Do you ask the right questions (for building with culture in mind)?

Kevin Kelly has written many good books and said many wise things with regards to digitalization, technology and constant change. Often very technology focused and visionary but always touching on culture. After all, he is somewhat of a futurologist. With his last book The Inevitable: Understanding the 12 Technological Forces That Will Shape Our Future (which I haven’t read, only pod-heard about and from) he goes into how great leaders ask really good questions. Although it’s in relation to AI and super powers that help provide answers, it’s relevant far beyond that. It really resonates well with me.
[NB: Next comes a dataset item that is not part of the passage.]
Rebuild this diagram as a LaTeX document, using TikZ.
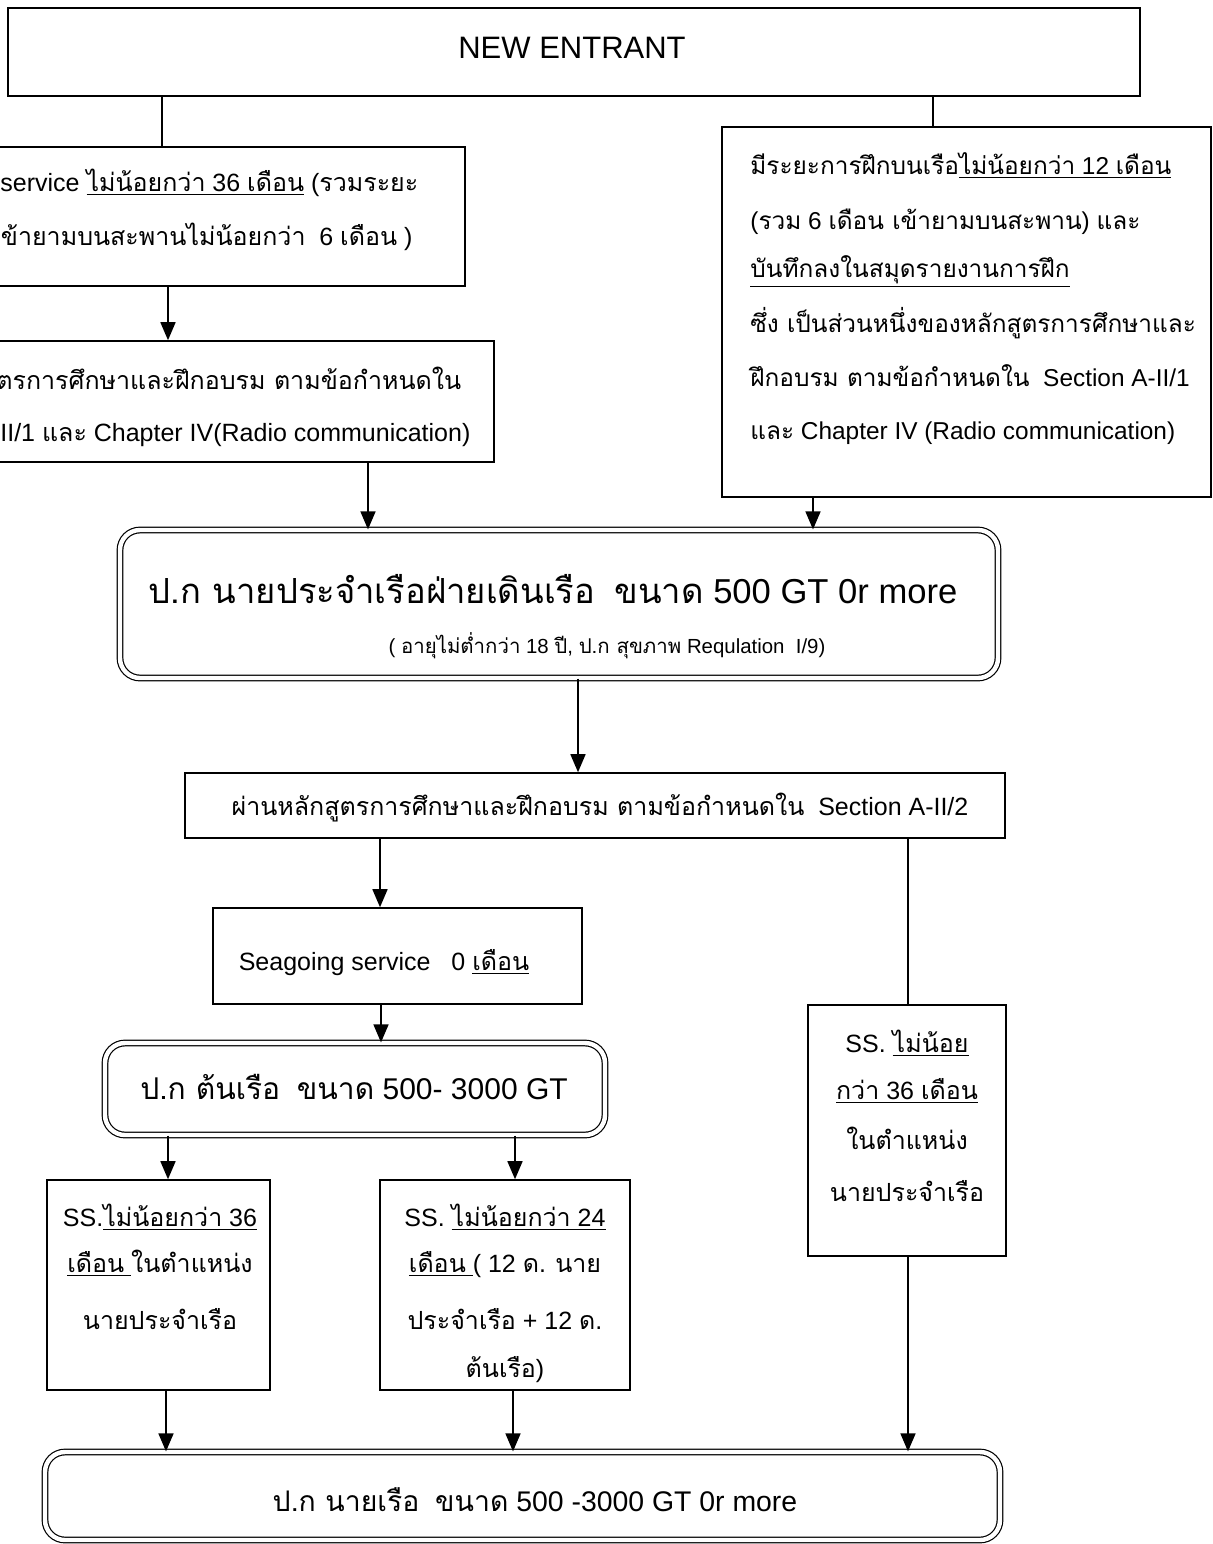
\documentclass[tikz,border=0pt]{standalone}
\usepackage{fontspec}
\setmainfont{Liberation Sans}
\newfontfamily\tf[Script=Thai]{Loma}
\usetikzlibrary{arrows.meta,fit}
\newcommand\T[1]{{\tf #1}}
\newcommand\U[1]{\underline{#1}}
\begin{document}
\begin{tikzpicture}[x=0.5pt,y=-0.5pt,
  box/.style={draw, line width=0.8pt, inner sep=0pt},
  dbox/.style={draw, double, double distance=2.2pt, line width=0.6pt, rounded corners=10pt, inner sep=0pt},
  txt/.style={inner sep=0pt, font=\fontsize{12.5}{15}\selectfont},
  rtx/.style={inner sep=0pt, font=\fontsize{12.2}{15}\selectfont},
  big/.style={inner sep=0pt, font=\fontsize{17.3}{21}\selectfont},
  sml/.style={inner sep=0pt, font=\fontsize{10.2}{12}\selectfont},
  mid/.style={inner sep=0pt, font=\fontsize{15}{18}\selectfont},
  bot/.style={inner sep=0pt, font=\fontsize{14.2}{17}\selectfont},
  arr/.style={line width=0.8pt, -{Triangle[width=7.5pt,length=9pt]}},
  ln/.style={line width=0.8pt}]
\useasboundingbox (0,0) rectangle (1213,1544);
\fill[white] (0,0) rectangle (1213,1544);

% boxes
\node[box, fit={(8,8)(1140,96)}] (ne) {};
\node[box, fit={(-20,147)(465,286)}] (b1) {};
\node[box, fit={(-20,341)(494,462)}] (b2) {};
\node[box, fit={(722,127)(1211,497)}] (rb) {};
\node[dbox, fit={(120,530)(998,678)}] (mb) {};
\node[box, fit={(185,773)(1005,838)}] (sb) {};
\node[box, fit={(213,908)(582,1004)}] (sg) {};
\node[dbox, fit={(105,1043)(605,1135)}] (mt) {};
\node[box, fit={(47,1180)(270,1390)}] (sl) {};
\node[box, fit={(380,1180)(630,1390)}] (sm) {};
\node[box, fit={(808,1005)(1006,1256)}] (sr) {};
\node[dbox, fit={(45,1452)(1000,1540)}] (bb) {};

% texts
\node[inner sep=0pt, font=\fontsize{15.5}{18}\selectfont, anchor=base] (ne-t) at (572,58) {NEW ENTRANT};

\node[txt, anchor=base west] (b1-1) at (0,191) {service \U{\T{ไม่น้อยกว่า} 36 \T{เดือน}} (\T{รวมระยะ}};
\node[txt, anchor=base west] (b1-2) at (-8,245) {\T{เข้ายามบนสะพานไม่น้อยกว่า}\ \ 6 \T{เดือน} )};

\node[txt, anchor=base west] (b2-1) at (-4,389) {\T{ตรการศึกษาและฝึกอบรม ตามข้อกำหนดใน}};
\node[txt, anchor=base west] (b2-2) at (0,441) {II/1 \T{และ} Chapter IV(Radio communication)};

\node[rtx, anchor=base west] (rb-1) at (750,174) {\T{มีระยะการฝึกบนเรือ}\U{\T{ไม่น้อยกว่า} 12 \T{เดือน}}};
\node[rtx, anchor=base west] (rb-2) at (750,229) {(\T{รวม} 6 \T{เดือน เข้ายามบนสะพาน}) \T{และ}};
\node[rtx, anchor=base west] (rb-3) at (750,277) {\U{\T{บันทึกลงในสมุดรายงานการฝึก}}};
\node[rtx, anchor=base west] (rb-4) at (750,332) {\T{ซึ่ง เป็นส่วนหนึ่งของหลักสูตรการศึกษาและ}};
\node[rtx, anchor=base west] (rb-5) at (750,386) {\T{ฝึกอบรม ตามข้อกำหนดใน}\ \ Section A-II/1};
\node[rtx, anchor=base west] (rb-6) at (750,439) {\T{และ} Chapter IV (Radio communication)};

\node[big, anchor=base] (mb-1) at (553,603) {\T{ป.ก นายประจำเรือฝ่ายเดินเรือ}\ \ \T{ขนาด} 500 GT 0r more};
\node[sml, anchor=base] (mb-2) at (607,653) {( \T{อายุไม่ต่ำกว่า} 18 \T{ปี}, \T{ป.ก สุขภาพ} Requlation\ \ I/9)};

\node[txt, anchor=base] (sb-t) at (600,815) {\T{ผ่านหลักสูตรการศึกษาและฝึกอบรม ตามข้อกำหนดใน}\ \ Section A-II/2};
\node[txt, anchor=base] (sg-t) at (384,970) {Seagoing service\ \ \ 0 \U{\T{เดือน}}};
\node[mid, anchor=base] (mt-t) at (354,1099) {\T{ป.ก ต้นเรือ}\ \ \T{ขนาด} 500- 3000 GT};

\node[txt, anchor=base] (sl-1) at (160,1226) {SS.\U{\T{ไม่น้อยกว่า} 36}};
\node[txt, anchor=base] (sl-2) at (160,1272) {\U{\T{เดือน} }\T{ในตำแหน่ง}};
\node[txt, anchor=base] (sl-3) at (160,1329) {\T{นายประจำเรือ}};

\node[txt, anchor=base] (sm-1) at (505,1226) {SS. \U{\T{ไม่น้อยกว่า} 24}};
\node[txt, anchor=base] (sm-2) at (505,1272) {\U{\T{เดือน} }( 12 \T{ด}. \T{นาย}};
\node[txt, anchor=base] (sm-3) at (505,1329) {\T{ประจำเรือ} + 12 \T{ด}.};
\node[txt, anchor=base] (sm-4) at (505,1377) {\T{ต้นเรือ})};

\node[txt, anchor=base] (sr-1) at (907,1052) {SS. \U{\T{ไม่น้อย}}};
\node[txt, anchor=base] (sr-2) at (907,1099) {\U{\T{กว่า} 36 \T{เดือน}}};
\node[txt, anchor=base] (sr-3) at (907,1149) {\T{ในตำแหน่ง}};
\node[txt, anchor=base] (sr-4) at (907,1201) {\T{นายประจำเรือ}};

\node[bot, anchor=base] (bb-t) at (535,1511) {\T{ป.ก นายเรือ}\ \ \T{ขนาด} 500 -3000 GT 0r more};

% connector x positions
\coordinate (x162) at (162,0);
\coordinate (x933) at (933,0);
\coordinate (x168) at (168,0);
\coordinate (x368) at (368,0);
\coordinate (x813) at (813,0);
\coordinate (x578) at (578,0);
\coordinate (x380) at (380,0);
\coordinate (x908) at (908,0);
\coordinate (x381) at (381,0);
\coordinate (x515) at (515,0);
\coordinate (x166) at (166,0);
\coordinate (x513) at (513,0);

\draw[ln] (x162 |- ne.south) -- (x162 |- b1.north);
\draw[ln] (x933 |- ne.south) -- (x933 |- rb.north);
\draw[arr] (x168 |- b1.south) -- (x168 |- b2.north);
\draw[arr] (x368 |- b2.south) -- (x368 |- mb.north);
\draw[arr] (x813 |- rb.south) -- (x813 |- mb.north);
\draw[arr] (x578 |- mb.south) -- (x578 |- sb.north);
\draw[arr] (x380 |- sb.south) -- (x380 |- sg.north);
\draw[ln] (x908 |- sb.south) -- (x908 |- sr.north);
\draw[arr] (x381 |- sg.south) -- (x381 |- mt.north);
\draw[arr] (x168 |- mt.south) -- (x168 |- sl.north);
\draw[arr] (x515 |- mt.south) -- (x515 |- sm.north);
\draw[arr] (x166 |- sl.south) -- (x166 |- bb.north);
\draw[arr] (x513 |- sm.south) -- (x513 |- bb.north);
\draw[arr] (x908 |- sr.south) -- (x908 |- bb.north);
\end{tikzpicture}
\end{document}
Given how digital transformation, as the figure below, from McKinsey Quarterly shows, has shifted from the more technical and concrete aspects and focus areas, to a much more abstract one – namely culture – so must our questions. Question is: have they?

Culture for a digital age - McKinsey Quarterly, July 2017

Have you asked who (or what focus) needs to be onboard besides the, so far, frequent and apparently obvious head of digital, chief technical officer, innovation officer, digital director, chief data strategist, data guru, chief head of atomic big data machine learning robot executive master etc and so on?

Have you as someone responsible for transformation work, leader or in other capacities, developed the powerful questions behind the questions? Have you developed or stumbled upon ways of understanding and approaching the problem behind the problem (and opportunity within the opportunity)?